HAŞMET BABAOĞLU / VATAN
Ah, ruhumun şu kar kış yorgunluğu!
Üst üste karla geçen günler insanı kaynağı belirsiz bir hüzünle tüketip bitiriyor sanki; melankoli dedikleri bu "yorgunluk" olsa gerek!
Taşrada kar içten içe insanın kanını kaynatır.
Çaydanlıkta su fokurdar gibi, sacın üzerinde ekmek kızarır gibi, beden dururken zihin dörtnala koşmaya başlar…
Şehirde, hele büyük şehirde öyle mi ya?
Günlerce önceden kalmış yemekleri yemeye gönülsüzlüğü andıran bir duygu gelip çörekleniyor sonunda, o güzel beyaz örtü etkisini kaybediyor.
Hem sonra şu da çok açık ki, şehre düşen kar, çocuk olmakla çocukluğunu çok gerilerde bırakmış olmanın arasına kalın bir çizgi çekiyor.
Çocuklara sevinç düşüyor, bizeyse ya sıkıntı ya da hüzün…
***
Akşam gazeteden eve dönüyorum.
Taksilerin cılız farları cadde kenarlarına tepeleme yığılmış karın üzerine ürkek çizgiler atıyor.
Aklımda hep Trabzon'daki çocuk var; yazı işleri toplantısında son kez gözden geçirilen haber ayrıntıları hâlâ zihnimde uçuşuyor.
Çocukları ateşe atmayı, onlara ateş ettirmeyi adet edinen alçaklık çizgisinin kahramanlık sayılmaya başlandığı bir şiddet kültürünün kurbanı; gazetemin ne yazık ki daha şimdiden "Küçük Ağca" manşetiyle ona kader biçtiği cinayetten sanık çocuk…

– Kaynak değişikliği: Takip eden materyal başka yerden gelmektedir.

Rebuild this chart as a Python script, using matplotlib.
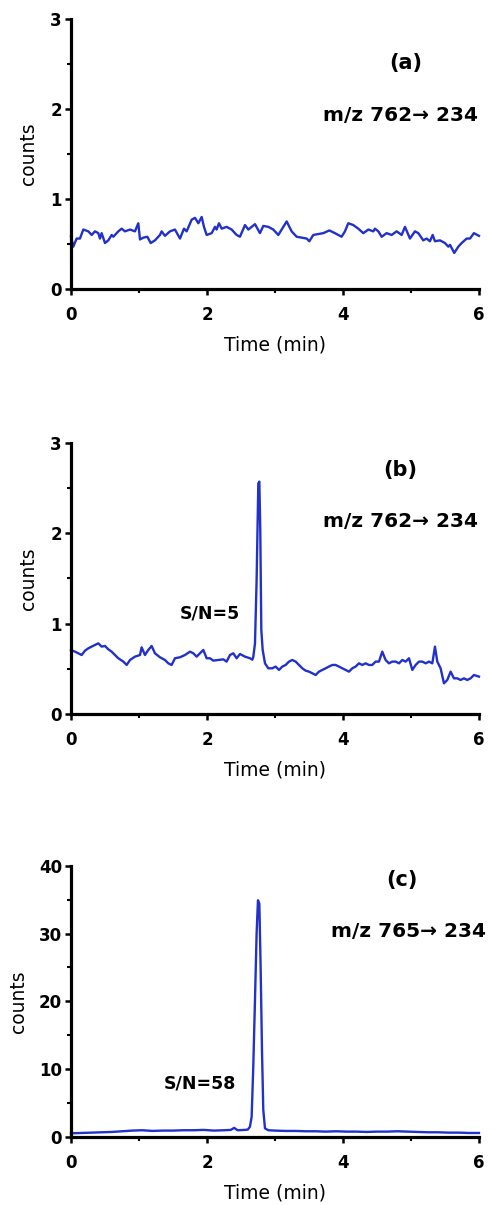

Taksinin arka koltuğundayım, kalorifer sıcak hava üflüyor ama ben yine de üşüyüp kaşkoluma sarılıyorum.
FIFA'nın Milli Takımımıza biçtiği cezaları soruyor şoför: "Ağabey, FIFA mı, UEFA mı artık neyse o p...ların bize yaptığını gördün mü?"
Şimdi ona cezaların gerçekten ağır olduğunu ama bizim suçumuzun da hiç ama hiç hafif olmadığını anlatmak ne kadar zor!..
Çünkü ne gerçekler anlatıldı kamuoyuna, ne esas görüntüler gösterildi; bütün pislikler saklandı, örtüldü!
***
Radyoda hava raporunu okuyan, karın kesileceğini, hafta başında tekrar geleceğini söylüyor.
Üfff! Birden ışığa açlık duyuyorum; günlerce aç kalıp da suya, ekmeğe açlık duyar gibi...
Taksi kendi halinde bir hamburger büfesinin önündeyken trafik tıkanıyor.
Birkaç masa ve sandalye var içerde. Tezgâhın arkasında bir delikanlı çalışıyor. Ve pencere kenarındaki masada tek başına genç bir kadın oturuyor. Boynunu büküp küçük bir ısırık alıyor elinde sımsıkı tuttuğu hamburgerinden...
Dışarısı karanlık artık.
Büfenin önü kar, çamur, çöp yığını...
Genç kadınınki tarifi imkânsız bir yalnızlık.
Neden orada, neden?
O anda Teoman'ın şarkısındaki gibi "yavaşlıyor ama durmuyor dünya."
***
Taksiden inip bir parça yürümeyi tercih ediyorum.
Yürümeye başlamamla ayak bileğime kadar çamura girmem bir oluyor.
Botlarımın içine doğru su ağır ağır sızıyor, tabanımı buluyor.
Hoşuma gidiyor bu. İlkokuldan eve dönen Haşmet oluveriyorum…
Ama çok kısa sürüyor bu hoş ve aldatıcı duygu.
Yok, ben güneş istiyorum.
Bu yorgun uykudan, bu karlı çamurlu dünyadan çıkmak istiyorum.
Isıya bağlı olarak katı cisimler gibi büzüşen ruhumun genleşmeye başlamasını özlüyorum.